## DATASET ENTRIES
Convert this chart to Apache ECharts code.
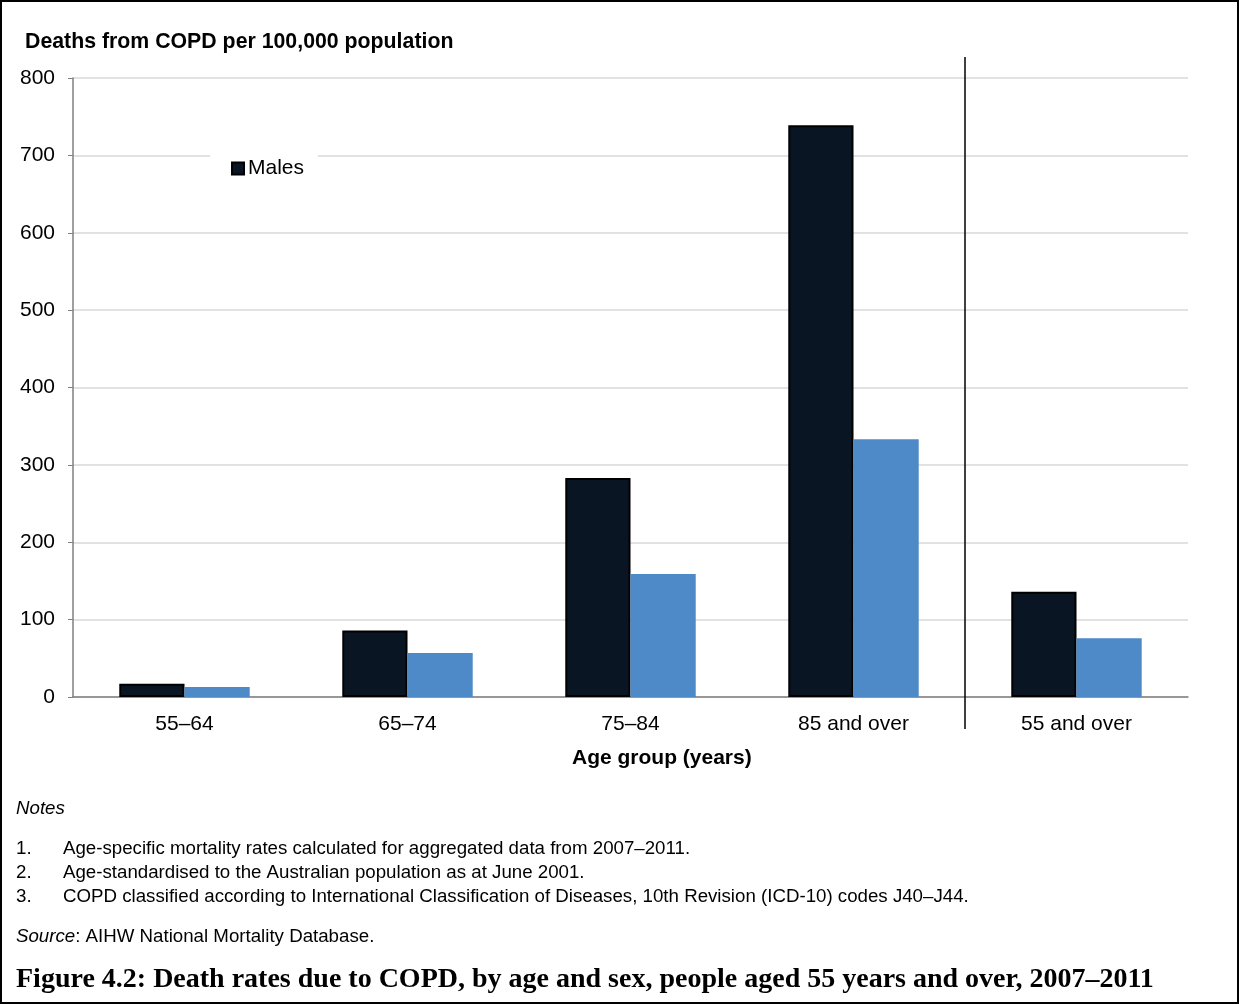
<!DOCTYPE html>
<html><head><meta charset="utf-8">
<script src="https://cdn.jsdelivr.net/npm/echarts@6/dist/echarts.min.js"></script>
<style>
html,body{margin:0;padding:0;background:#fff;}
#frame{position:absolute;left:0;top:0;width:1239px;height:1004px;box-sizing:border-box;border:2px solid #000;}
#chart{position:absolute;left:0;top:0;width:1239px;height:1004px;}
</style></head>
<body>
<div id="chart"></div>
<div id="frame"></div>
<script>
const categories = ['55–64', '65–74', '75–84', '85 and over', '55 and over'];
const males = [17, 86, 283, 739, 136];
const females = [13, 57, 159, 333, 76];
const yTicks = { min: 0, max: 800, interval: 100 };
const dividerAfterCategory = 4;

const F = 'Liberation Sans, Arial, sans-serif';
const chart = echarts.init(document.getElementById('chart'), null, { renderer: 'canvas' });

const option = {
  animation: false,
  backgroundColor: 'transparent',
  grid: { left: 73, right: 51, top: 78, bottom: 307, containLabel: false },
  legend: {
    data: ['Males'],
    left: 210, top: 150,
    backgroundColor: '#fff',
    padding: [8, 14, 8, 21],
    itemWidth: 12, itemHeight: 12, itemGap: 10,
    icon: 'rect',
    textStyle: { fontFamily: F, fontSize: 21, color: '#000', padding: [0, 0, 0, -1] }
  },
  xAxis: [
    {
      type: 'category', data: categories,
      axisLine: { lineStyle: { color: '#7f7f7f', width: 1.5 } },
      axisTick: { show: false },
      axisLabel: { fontFamily: F, fontSize: 21, color: '#000', margin: 17 }
    },
    { type: 'value', min: 0, max: categories.length, show: false }
  ],
  yAxis: {
    type: 'value', min: yTicks.min, max: yTicks.max, interval: yTicks.interval,
    axisLine: { show: true, lineStyle: { color: '#7f7f7f', width: 1.5 } },
    axisTick: { show: true, length: 5, lineStyle: { color: '#7f7f7f' } },
    axisLabel: { fontFamily: F, fontSize: 21, color: '#000', margin: 18 },
    splitLine: { lineStyle: { color: '#d9d9d9', width: 1.5 } }
  },
  series: [
    {
      name: 'Males', type: 'bar', data: males, xAxisIndex: 0,
      barGap: '0%', barCategoryGap: '41.5%',
      itemStyle: { color: '#0a1524', borderColor: '#000', borderWidth: 2 }
    },
    {
      name: 'Females', type: 'bar', data: females, xAxisIndex: 0,
      barGap: '0%', barCategoryGap: '41.5%',
      itemStyle: { color: '#4e8ac7' }
    }
  ],
  graphic: [
    { type: 'text', left: 25, top: 32, style: { text: 'Deaths from COPD per 100,000 population', font: 'bold 21.3px ' + F, fill: '#000' } },
    { type: 'text', left: 572, top: 748, style: { text: 'Age group (years)', font: 'bold 21px ' + F, fill: '#000' } },
    { type: 'text', left: 16, top: 799, style: { text: 'Notes', font: 'italic 18.7px ' + F, fill: '#000' } },
    { type: 'text', left: 16, top: 839, style: { text: '1.', font: '18.7px ' + F, fill: '#000' } },
    { type: 'text', left: 63, top: 839, style: { text: 'Age-specific mortality rates calculated for aggregated data from 2007–2011.', font: '18.7px ' + F, fill: '#000' } },
    { type: 'text', left: 16, top: 863, style: { text: '2.', font: '18.7px ' + F, fill: '#000' } },
    { type: 'text', left: 63, top: 863, style: { text: 'Age-standardised to the Australian population as at June 2001.', font: '18.7px ' + F, fill: '#000' } },
    { type: 'text', left: 16, top: 887, style: { text: '3.', font: '18.7px ' + F, fill: '#000' } },
    { type: 'text', left: 63, top: 887, style: { text: 'COPD classified according to International Classification of Diseases, 10th Revision (ICD-10) codes J40–J44.', font: '18.7px ' + F, fill: '#000' } },
    { type: 'text', left: 16, top: 927, style: {
        text: '{i|Source}{n|: AIHW National Mortality Database.}',
        rich: { i: { font: 'italic 18.7px ' + F, fill: '#000' }, n: { font: '18.7px ' + F, fill: '#000' } }
    } },
    { type: 'text', left: 16, top: 966, style: { text: 'Figure 4.2: Death rates due to COPD, by age and sex, people aged 55 years and over, 2007–2011', font: 'bold 28px Liberation Serif, serif', fill: '#000' } }
  ]
};
chart.setOption(option);

// vertical divider between the age groups and the age-standardised total, positioned via the axis scales
const xPix = chart.convertToPixel({ xAxisIndex: 1 }, dividerAfterCategory);
const yTop = chart.convertToPixel({ yAxisIndex: 0 }, yTicks.max) - 21;
const yBot = chart.convertToPixel({ yAxisIndex: 0 }, yTicks.min) + 32;
const g = option.graphic.slice();
g.push({ type: 'line', shape: { x1: xPix, y1: yTop, x2: xPix, y2: yBot }, style: { stroke: '#000', lineWidth: 1.5 }, z: 100 });
chart.setOption({ graphic: g });
</script>
</body></html>
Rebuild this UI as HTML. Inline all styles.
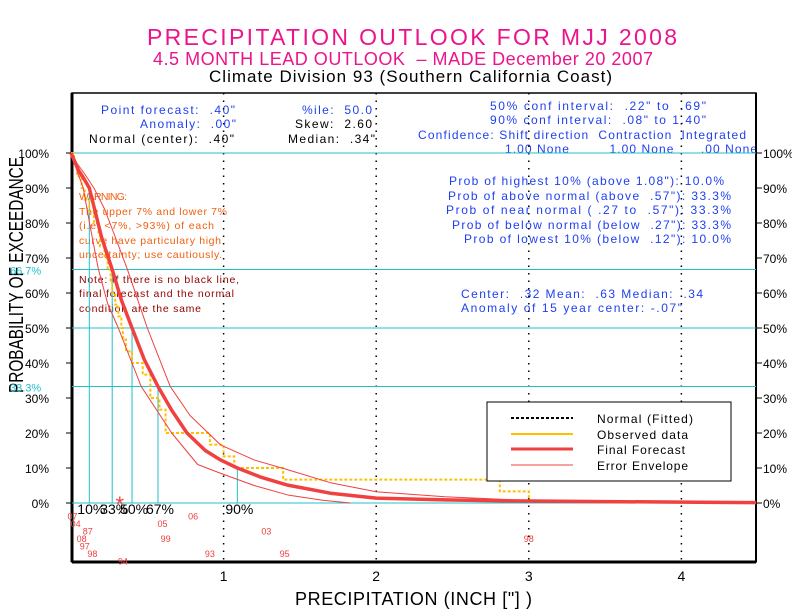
<!DOCTYPE html>
<html><head><meta charset="utf-8"><style>
body{margin:0;background:#fff;}
svg{display:block;font-family:"Liberation Sans",sans-serif;}
text{white-space:pre;}
</style></head><body>
<svg id="chart" width="792" height="612" viewBox="0 0 792 612">
<g>
<text x="147" y="45" textLength="530" font-size="23" fill="#ec148c">PRECIPITATION OUTLOOK FOR MJJ 2008</text>
<text x="153" y="65" textLength="500" font-size="18" fill="#ec148c">4.5 MONTH LEAD OUTLOOK  – MADE December 20 2007</text>
<text x="209" y="82" textLength="403" font-size="17" fill="#000">Climate Division 93 (Southern California Coast)</text>
</g>
<text transform="translate(23,393) rotate(-90)" textLength="236" lengthAdjust="spacingAndGlyphs" font-size="20" fill="#000">PROBABILITY OF EXCEEDANCE</text>
<text x="295" y="605" textLength="237" font-size="18" fill="#000">PRECIPITATION (INCH ["] )</text>
<g font-size="12" fill="#2040f0">
<text x="101" y="114" textLength="134">Point forecast:  .40"</text>
<text x="140" y="128" textLength="96">Anomaly:  .00"</text>
<text x="89" y="143" textLength="145" fill="#000">Normal (center):  .40"</text>
<text x="302" y="114" textLength="70">%ile:  50.0</text>
<text x="295" y="128" textLength="77" fill="#000">Skew:  2.60</text>
<text x="288" y="143" textLength="87" fill="#000">Median:  .34"</text>
<text x="490" y="110" textLength="216">50% conf interval:  .22" to  .69"</text>
<text x="490" y="124" textLength="216">90% conf interval:  .08" to 1.40"</text>
<text x="418" y="139" textLength="328">Confidence: Shift direction  Contraction  Integrated</text>
<text x="505" y="153" textLength="252">1.00 None         1.00 None      .00 None</text>
<text x="449" y="185" textLength="275">Prob of highest 10% (above 1.08"): 10.0%</text>
<text x="448" y="200" textLength="283">Prob of above normal (above  .57"): 33.3%</text>
<text x="446" y="214" textLength="285">Prob of near normal ( .27 to  .57"): 33.3%</text>
<text x="452" y="229" textLength="279">Prob of below normal (below  .27"): 33.3%</text>
<text x="464" y="243" textLength="267">Prob of lowest 10% (below  .12"): 10.0%</text>
<text x="461" y="298" textLength="242">Center:  .32 Mean:  .63 Median:  .34</text>
<text x="461" y="312" textLength="221">Anomaly of 15 year center: -.07"</text>
</g>
<g font-size="10.5" fill="#f06010">
<text x="79" y="200" textLength="48">WARNING:</text>
<text x="79" y="215" textLength="148">The upper 7% and lower 7%</text>
<text x="79" y="229" textLength="135">(i.e. &lt;7%, &gt;93%) of each</text>
<text x="79" y="244" textLength="142">curve have particulary high</text>
<text x="79" y="258" textLength="143">uncertainty; use cautiously.</text>
</g>
<g font-size="10.5" fill="#900000">
<text x="79" y="283" textLength="160">Note: If there is no black line,</text>
<text x="79" y="297" textLength="155">final forecast and the normal</text>
<text x="79" y="312" textLength="122">condition are the same</text>
</g>
<g id="plot"></g>
<g>
<rect x="487" y="402" width="244" height="79" fill="#fff" stroke="#000" stroke-width="1"/>
<line x1="511" y1="418" x2="573" y2="418" stroke="#000" stroke-width="2" stroke-dasharray="3,2"/>
<line x1="511" y1="434" x2="573" y2="434" stroke="#ffc000" stroke-width="2"/>
<line x1="511" y1="449" x2="573" y2="449" stroke="#f04040" stroke-width="3"/>
<line x1="511" y1="465" x2="573" y2="465" stroke="#f04040" stroke-width="1"/>
<g font-size="12" fill="#000">
<text x="597" y="423" textLength="96">Normal (Fitted)</text>
<text x="597" y="439" textLength="91">Observed data</text>
<text x="597" y="454" textLength="88">Final Forecast</text>
<text x="597" y="470" textLength="91">Error Envelope</text>
</g>
</g>
</svg>
<script>
const yTicks = [0,10,20,30,40,50,60,70,80,90,100];
const xTicks = [1,2,3,4];
const refLevels = [100,66.7,50,33.3,0];
const pctLabels = ["10%","33%","50%","67%","90%"];
const pctValues = [0.12,0.27,0.40,0.57,1.09];
const pctExceed = [90,66.7,50,33.3,10];
const fcX = [0,0.02,0.05,0.08,0.12,0.16,0.20,0.27,0.33,0.40,0.48,0.57,0.66,0.76,0.88,0.98,1.09,1.25,1.42,1.7,2.0,2.45,2.9,3.5,4.0,4.49];
const fcP = [100,98,95,93,90,83,76,66.7,58,50,41,33.3,26.5,20,15,12.3,10,7.3,5.1,2.8,1.4,0.9,0.6,0.4,0.25,0.1];
const upX = [0,0.04,0.09,0.15,0.22,0.29,0.37,0.50,0.65,0.78,0.98,1.2,1.42,1.7,2.0,2.45,2.9,3.5,4.0,4.49];
const upP = [100,97,94,90,84,76,66.7,50,33.3,25,16.6,12.3,9.5,5.8,3.2,1.8,0.9,0.5,0.3,0.2];
const loX = [0,0.03,0.08,0.13,0.18,0.24,0.31,0.46,0.66,0.83,0.98,1.2,1.42,1.65,1.83];
const loP = [100,96,90,78,66.7,57,50,33.3,20,11,8.5,5,2.3,0.8,0];
const obsValues = [3.0,2.81,1.39,1.07,1.0,0.91,0.62,0.62,0.58,0.52,0.52,0.47,0.40,0.36,0.34,0.33,0.31,0.29,0.27,0.26,0.24,0.22,0.19,0.18,0.15,0.12,0.09,0.07,0.04,0.02];
const yearLabels = ["07","04","87","08","97","98","94","05","06","99","93","03","95","98"];
const yearValues = [0.01,0.03,0.11,0.07,0.09,0.14,0.34,0.60,0.80,0.62,0.91,1.28,1.40,3.0];
const yearRows = [1,2,3,4,5,6,7,2,1,4,6,3,6,4];
const starValue = 0.32;

const X0=71, XS=152.6, Y0=503, YS=3.5, LEFT=72, RIGHT=756, TOP=93, BOT=562;
const sx = v => X0 + v*XS;
const sy = p => Y0 - p*YS;
const NS='http://www.w3.org/2000/svg';
const plot=document.getElementById('plot');
function mk(tag, attrs, parent){const e=document.createElementNS(NS,tag);for(const k in attrs)e.setAttribute(k,attrs[k]);(parent||plot).appendChild(e);return e;}

let fr=mk('rect',{x:LEFT,y:TOP,width:RIGHT-LEFT,height:BOT-TOP,fill:'none',stroke:'#000','stroke-width':1.5});


let ax=mk('line',{x1:LEFT,y1:TOP,x2:LEFT,y2:BOT,stroke:'#000','stroke-width':3});


let ax2=mk('line',{x1:RIGHT,y1:TOP,x2:RIGHT,y2:BOT,stroke:'#000','stroke-width':2});


let ax3=mk('line',{x1:LEFT,y1:BOT,x2:RIGHT,y2:BOT,stroke:'#000','stroke-width':3});



xTicks.forEach(v=>{
  let l=mk('line',{x1:sx(v),y1:TOP,x2:sx(v),y2:BOT,stroke:'#000','stroke-width':1.5,'stroke-dasharray':'1.5,6'});
  
  
  let t=mk('text',{x:sx(v),y:581,'text-anchor':'middle','font-size':14,fill:'#000'});
  t.textContent=v;
  
  
});
yTicks.forEach(p=>{
  let a=mk('line',{x1:LEFT-6,y1:sy(p),x2:LEFT,y2:sy(p),stroke:'#000','stroke-width':1});
  
  
  let b=mk('line',{x1:RIGHT,y1:sy(p),x2:RIGHT+6,y2:sy(p),stroke:'#000','stroke-width':1});
  
  
  let t=mk('text',{x:49,y:sy(p)+5,'text-anchor':'end','font-size':12,fill:'#000'});
  t.textContent=p+'%';
  
  
  let t2=mk('text',{x:763,y:sy(p)+5,'font-size':12,fill:'#000'});
  t2.textContent=p+'%';
  
  
});
refLevels.forEach(p=>{
  let l=mk('line',{x1:LEFT,y1:sy(p),x2:RIGHT,y2:sy(p),stroke:'#20c0c8','stroke-width':1});
  
  
});
[[66.7,'66.7%'],[33.3,'33.3%']].forEach(([p,s])=>{
  let t=mk('text',{x:10,y:sy(p)+5,'font-size':11,fill:'#20c0c8'});
  t.textContent=s;
  
  
});
pctValues.forEach((v,i)=>{
  let l=mk('line',{x1:sx(v),y1:sy(pctExceed[i]),x2:sx(v),y2:Y0,stroke:'#20c0c8','stroke-width':1});
  
  
  let t=mk('text',{x:sx(v)-12,y:514,'font-size':14,fill:'#000'});
  t.textContent=pctLabels[i];
  
  
});
let d='M'+sx(0)+','+sy(100);
const n=obsValues.length;
for(let k=n;k>=1;k--){
  const v=obsValues[k-1];
  d+=' H'+sx(v)+' V'+sy((k-1)/n*100);
}
let obs=mk('path',{d:d,fill:'none',stroke:'#ffc000','stroke-width':2,'stroke-dasharray':'3,2'});


function curve(xs,ps){
  return 'M'+xs.map((v,i)=>sx(v)+','+sy(ps[i])).join(' L');
}
let up=mk('path',{d:curve(upX,upP),fill:'none',stroke:'#f04040','stroke-width':1,'stroke-linejoin':'round'});


let lo=mk('path',{d:curve(loX,loP),fill:'none',stroke:'#f04040','stroke-width':1,'stroke-linejoin':'round'});


let fc=mk('path',{d:curve(fcX,fcP),fill:'none',stroke:'#f04040','stroke-width':3.5,'stroke-linejoin':'round'});


let st=mk('text',{x:sx(starValue),y:Y0+9,'text-anchor':'middle','font-size':22,fill:'#f04040'});
st.textContent='*';


yearLabels.forEach((y,i)=>{
  let t=mk('text',{x:sx(yearValues[i]),y:512+yearRows[i]*7.5,'text-anchor':'middle','font-size':9,fill:'#f04040'});
  t.textContent=y;
  
  
});
</script>
</body></html>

## WRITTEN REQUEST
Select every line in the records above that contains the word "this".

## REPLY TO THE TASK
Convert this chart to Apache ECharts code.
Rebuild this UI as HTML. Inline all styles.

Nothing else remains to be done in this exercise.